Arte&letras - Complicidades

Las epopeyas mínimas

Carlos Marzal

Según el célebre concepto de la intrahistoria -acuñado por Unamuno-, los verdaderos protagonistas de la aventura del mundo no son los grandes nombres que aparecen en los libros (los héroes, los padres de la patria, los prohombres), sino los individuos comunes y corrientes, los que no aparecerán nunca en los tratados ni en las enciclopedias. Los hombres sin historia son quienes sustentan el espíritu de un pueblo, los que sostienen el peso de la existencia.

En su espléndida nueva novela, Castillos de fuego (Seix Barral), Ignacio Martínez de Pisón ha elegido contarnos, de manera coral, las vidas de muchos personajes insignificantes en la primerísima posguerra, de 1939 a 1945, uno de los períodos más desgarradores y tétricos de la moderna historia de España, cuando el Régimen se ensañaba con los vencidos, para sobrevivir, y una minoría tan heroica como ilusa soñaba con acabar con el recién instaurado franquismo. Asistimos a las epopeyas mínimas de muchas criaturas insignificantes -una taquillera de cine, un delator excomunista, un pícaro falangista que medra acumulando bienes incautados, los guerrilleros de ciudad, los maquisardos echados al monte-, o mejor, dicho, asistimos a sus vidas insignificantes en el tropiezo con la gran Historia, porque por estas páginas también aparecen José Antonio, Dionisio Ridruejo, Girón de Velasco, el ministro Arrese, incluso el propio Franco.

Con las novelas de Martínez de Pisón, siempre tengo una feliz certeza: estoy seguro de que la última es la mejor, por muy buena que haya sido la obra previa. Por ambición, por temperatura, por ritmo, por acierto a la hora de crear sus personajes, por dosificación de la intriga, por su fraseo equilibrado, por la emoción que contagia a sus lectores, creo que Castillos de fuego va a figurar siempre como una de sus grandes novelas, una de las preferidas por sus lectores adeptos.

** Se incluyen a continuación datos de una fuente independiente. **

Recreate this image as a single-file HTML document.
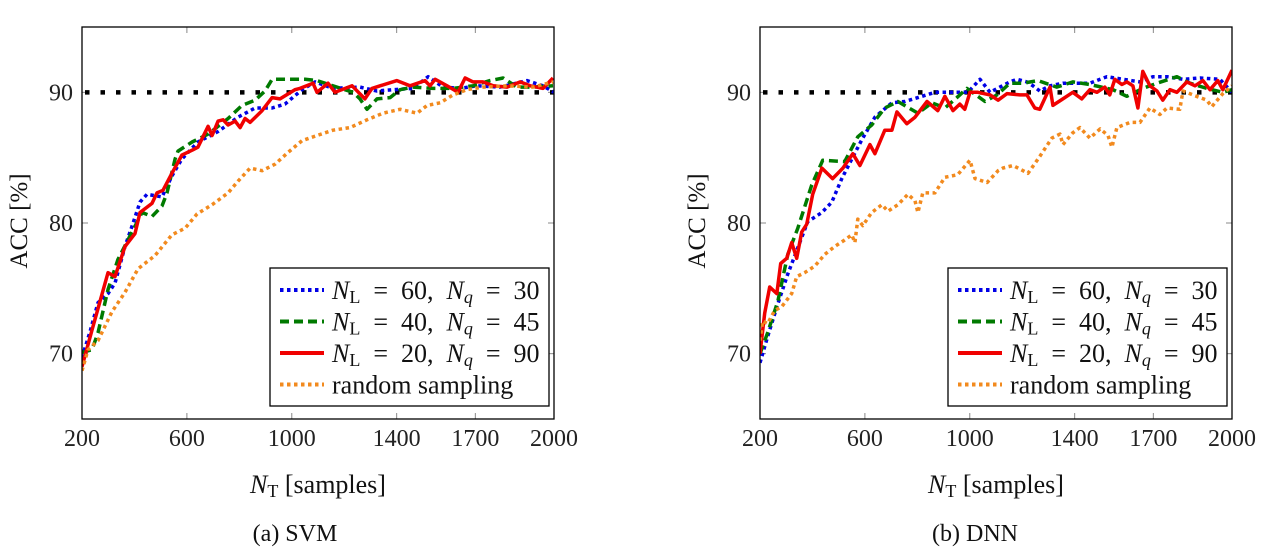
<!DOCTYPE html>
<html><head><meta charset="utf-8">
<style>
html,body{margin:0;padding:0;background:#fff;}
svg{display:block;font-family:"Liberation Serif",serif;}
</style></head>
<body>
<svg id="fig" width="1264" height="551" viewBox="0 0 1264 551" xmlns="http://www.w3.org/2000/svg"></svg>
<script>
// ---- data: SVM ----
const svmBlueX=[200,231,261,299,326,364,395,421,448,505,543,581,642,719,795,860,925,974,1039,1089,1157,1260,1325,1386,1462,1520,1577,1642,1707,1794,1897,1958,2000];
const svmBlueY=[69.7,71.7,73.9,74.6,75.4,78.2,80.0,81.6,82.2,82.0,83.6,84.9,86.2,87.0,88.1,88.8,88.8,89.1,90.2,90.8,90.3,90.4,90.1,90.2,90.3,91.2,90.4,90.3,90.5,90.4,90.9,90.5,90.0];
const svmGreenX=[200,238,261,299,337,375,429,467,505,524,555,566,620,681,757,810,860,898,925,1051,1096,1157,1234,1260,1287,1325,1375,1413,1462,1539,1615,1691,1756,1806,1859,1920,1996];
const svmGreenY=[70.1,70.3,71.6,74.9,77.2,78.7,80.8,80.5,81.3,82.3,84.9,85.5,86.2,86.8,88.0,89.0,89.4,90.1,91.0,91.0,90.9,90.5,90.0,89.5,88.7,89.5,89.6,90.2,90.4,90.3,90.3,90.5,90.9,91.1,90.4,90.4,90.5];
const svmRedX=[200,238,299,326,364,402,421,467,486,509,543,581,623,642,681,696,719,738,757,784,803,822,841,887,925,955,1012,1031,1081,1096,1138,1165,1230,1279,1306,1337,1401,1451,1508,1527,1547,1592,1634,1661,1691,1729,1768,1821,1871,1909,1958,1996];
const svmRedY=[69.0,71.8,76.2,75.9,78.2,79.2,80.8,81.5,82.3,82.5,83.8,85.2,85.6,85.8,87.4,86.7,87.8,87.9,87.5,87.8,87.3,88.0,87.7,88.6,89.6,89.5,90.2,90.3,90.7,90.0,90.7,90.0,90.5,89.5,90.3,90.5,90.9,90.5,90.9,90.5,91.0,90.5,90.0,91.1,90.8,90.8,90.5,90.4,90.8,90.5,90.3,91.1];
const svmOrangeX=[200,223,261,314,364,414,478,543,593,639,696,757,795,841,887,936,986,1039,1096,1157,1222,1287,1348,1413,1478,1516,1566,1615,1668,1729,1821,1920,1996];
const svmOrangeY=[68.7,70.3,71.0,73.2,74.7,76.5,77.5,79.1,79.6,80.7,81.4,82.3,83.2,84.2,84.0,84.5,85.4,86.3,86.7,87.1,87.3,87.9,88.4,88.7,88.4,89.0,89.2,89.8,90.2,90.4,90.5,90.4,90.8];
// ---- data: DNN ----
const dnnBlueX=[200,229,268,306,344,382,436,474,512,550,589,638,703,753,802,867,932,993,1039,1077,1115,1153,1180,1218,1241,1267,1306,1355,1409,1458,1523,1584,1649,1698,1752,1813,1878,1954,2000];
const dnnBlueY=[69.3,71.3,73.8,76.1,78.1,80.1,80.8,81.6,83.4,84.9,86.4,88.1,89.2,89.3,89.6,90.0,90.0,90.0,91.0,90.0,90.4,90.8,91.0,90.8,90.5,90.1,90.5,90.7,90.7,90.7,91.2,91.0,90.8,91.2,91.2,91.0,91.1,91.0,90.0];
const dnnGreenX=[200,229,268,306,344,397,439,523,573,626,676,726,802,856,905,951,989,1058,1104,1153,1203,1260,1332,1393,1458,1546,1599,1660,1714,1790,1840,1904,1965,2000];
const dnnGreenY=[70.0,71.6,74.0,77.6,79.6,82.9,84.8,84.7,86.6,87.5,88.8,89.3,88.4,89.2,88.8,89.6,90.3,89.3,89.8,90.7,90.7,90.9,90.4,90.8,90.6,90.2,89.7,90.3,90.7,91.2,90.7,90.3,90.0,90.2];
const dnnRedX=[200,218,237,264,279,302,321,340,359,378,401,436,477,516,554,581,619,638,676,703,722,760,791,837,878,905,936,962,981,1001,1031,1077,1108,1142,1191,1218,1248,1267,1306,1317,1355,1393,1427,1458,1485,1515,1534,1553,1580,1599,1622,1641,1660,1687,1714,1736,1763,1790,1828,1859,1889,1916,1946,1965,2000];
const dnnRedY=[70.0,73.1,75.1,74.6,76.9,77.3,78.5,77.3,79.3,79.9,82.2,84.2,83.4,84.2,85.3,84.4,86.0,85.3,87.1,87.1,88.5,87.6,88.1,89.3,88.6,89.7,88.6,89.1,88.7,90.0,90.0,89.8,89.4,89.9,89.8,89.8,88.8,88.7,90.4,89.0,89.5,90.0,89.5,90.2,90.0,90.4,89.8,91.0,90.6,90.8,90.5,88.8,91.6,90.5,90.1,89.4,90.2,90.0,90.8,90.5,90.9,90.2,90.9,90.2,91.7];
const dnnOrangeX=[200,210,229,256,283,321,340,370,409,447,485,523,550,562,573,592,626,665,688,726,764,791,802,821,867,905,954,1001,1020,1066,1108,1126,1165,1222,1267,1313,1344,1355,1393,1420,1458,1497,1527,1542,1561,1611,1649,1687,1725,1752,1801,1813,1851,1904,1923,1965,2000];
const dnnOrangeY=[71.0,72.5,72.3,73.3,73.6,74.6,75.9,76.2,76.7,77.6,78.2,78.7,79.1,78.5,80.3,79.8,80.8,81.4,80.9,81.4,82.2,81.7,80.8,82.3,82.3,83.5,83.7,84.8,83.4,83.1,84.0,84.2,84.4,83.8,85.1,86.5,86.8,86.0,86.9,87.3,86.5,87.2,86.7,85.8,87.3,87.7,87.7,88.8,88.3,88.8,88.7,90.1,89.8,89.4,88.9,89.9,90.5];
const xTicks=[200,600,1000,1400,1700,2000];
const yTicks=[70,80,90];
const refLevel=90;

const NS="http://www.w3.org/2000/svg";
const svg=document.getElementById('fig');
function mk(tag,attrs,parent){const e=document.createElementNS(NS,tag);for(const k in attrs)e.setAttribute(k,attrs[k]);(parent||svg).appendChild(e);return e;}

function panel(pfx,left,right,series,caption,capX){
  const top=27,bottom=419;
  const xs=v=>left+(v-200)/1800*(right-left);
  const ys=v=>top+(95-v)/30*(bottom-top);
  const g=mk('g',{});
  
  
  xTicks.forEach(t=>{
    if(t>200&&t<2000){
      const a=mk('line',{x1:xs(t),x2:xs(t),y1:bottom,y2:bottom-6,stroke:'#888','stroke-width':1},g);
      
      const b=mk('line',{x1:xs(t),x2:xs(t),y1:top,y2:top+6,stroke:'#888','stroke-width':1},g);
      
    }
    const l=mk('text',{x:xs(t),y:446,'text-anchor':'middle','font-size':24,fill:'#222'},g);
    l.textContent=t;
    
  });
  yTicks.forEach(t=>{
    const a=mk('line',{x1:left,x2:left+6,y1:ys(t),y2:ys(t),stroke:'#888','stroke-width':1},g);
    
    const b=mk('line',{x1:right,x2:right-6,y1:ys(t),y2:ys(t),stroke:'#888','stroke-width':1},g);
    
    const l=mk('text',{x:left-9,y:ys(t)+8,'text-anchor':'end','font-size':24,fill:'#222'},g);
    l.textContent=t;
    
  });
  const clip=mk('clipPath',{id:pfx+'clip'},g);
  mk('rect',{x:left,y:top,width:right-left,height:bottom-top},clip);
  const ref=mk('line',{x1:xs(200)+3,x2:xs(2000),y1:ys(refLevel),y2:ys(refLevel),stroke:'#000','stroke-width':4.5,'stroke-dasharray':'4.5 11'},g);
  
  series.forEach(s=>{
    const d=s.x.map((v,i)=>(i?'L':'M')+xs(v).toFixed(1)+' '+ys(s.y[i]).toFixed(1)).join(' ');
    const p=mk('path',{d:d,fill:'none',stroke:s.c,'stroke-width':s.w,'stroke-dasharray':s.da,'stroke-linejoin':'round','clip-path':'url(#'+pfx+'clip)'},g);
    
  });
  const fr=mk('rect',{x:left,y:top,width:right-left,height:bottom-top,fill:'none',stroke:'#000','stroke-width':1.3},g);
  
  const lx=right-284,ly=268;
  const lg=mk('g',{},g);
  
  mk('rect',{x:lx,y:ly,width:279,height:138,fill:'#fff',stroke:'#000','stroke-width':1.3},lg);
  const labels=[['60','30'],['40','45'],['20','90'],null];
  series.forEach((s,i)=>{
    const yy=ly+22+i*31.5;
    const e=mk('g',{},lg);
    
    mk('line',{x1:lx+10,x2:lx+54,y1:yy,y2:yy,stroke:s.c,'stroke-width':s.w+0.5,'stroke-dasharray':s.da},e);
    const t=mk('text',{x:lx+62,y:yy+9,'font-size':26,fill:'#111'},e);
    if(labels[i]){
      t.innerHTML='<tspan font-style="italic">N</tspan><tspan font-size="18" dy="4">L</tspan><tspan dy="-4">\u2002=\u2002'+labels[i][0]+',\u2002</tspan><tspan font-style="italic">N</tspan><tspan font-style="italic" font-size="18" dy="4">q</tspan><tspan dy="-4">\u2002=\u2002'+labels[i][1]+'</tspan>';
    } else t.textContent='random sampling';
  });
  const yl=mk('text',{x:0,y:0,'font-size':25,'text-anchor':'middle',fill:'#111',transform:'translate('+(left-55)+' 221) rotate(-90)'},g);
  yl.textContent='ACC [%]';
  
  const xl=mk('text',{x:(left+right)/2,y:493,'font-size':26,'text-anchor':'middle',fill:'#111'},g);
  xl.innerHTML='<tspan font-style="italic">N</tspan><tspan font-size="18" dy="4">T</tspan><tspan dy="-4"> [samples]</tspan>';
  
  const cp=mk('text',{x:capX,y:541,'font-size':24,'text-anchor':'middle',fill:'#111'},g);
  cp.textContent=caption;
  
}
const st=(c,w,da,name)=>({c,w,da,name});
panel('svm',82,554,[
  Object.assign(st('#0000e6',3.5,'3.5 3.5','series-nl60-nq30'),{x:svmBlueX,y:svmBlueY}),
  Object.assign(st('#007a00',3.5,'9 5','series-nl40-nq45'),{x:svmGreenX,y:svmGreenY}),
  Object.assign(st('#f00000',3.5,'none','series-nl20-nq90'),{x:svmRedX,y:svmRedY}),
  Object.assign(st('#f28a1e',3.5,'3.5 3.5','series-random-sampling'),{x:svmOrangeX,y:svmOrangeY})
],'(a) SVM',295);
panel('dnn',760,1232,[
  Object.assign(st('#0000e6',3.5,'3.5 3.5','series-nl60-nq30'),{x:dnnBlueX,y:dnnBlueY}),
  Object.assign(st('#007a00',3.5,'9 5','series-nl40-nq45'),{x:dnnGreenX,y:dnnGreenY}),
  Object.assign(st('#f00000',3.5,'none','series-nl20-nq90'),{x:dnnRedX,y:dnnRedY}),
  Object.assign(st('#f28a1e',3.5,'3.5 3.5','series-random-sampling'),{x:dnnOrangeX,y:dnnOrangeY})
],'(b) DNN',975);
</script>
</body></html>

Los grandes novelistas tienen el poder de enseñarnos sobre la vida y el mundo todo lo que no aparece en la historiografía: las pasiones, el corazón de los individuos, el aire verdadero que se respira en una época. La España de esos años, asfixiante, paupérrima, temible, se levanta en estas páginas, para la emoción y la sorpresa de los lectores.

Martínez de Pisón nos lleva de la mano -con ese espejo a lo largo del camino, que requería Stendhal para la novela-, y ejecuta una lección en marcha del mejor realismo literario, porque la realidad es infinitamente más imaginativa que la más rica de las imaginaciones. Un instante de percepción atenta está más poblado de sorpresas que el más complejo de los sueños.

Castillos de fuego son setecientas páginas de alta literatura que los adictos a Martínez de Pisón leemos con agradecimiento estremecido, a la espera de su siguiente libro, que será, sin duda, mejor que el anterior.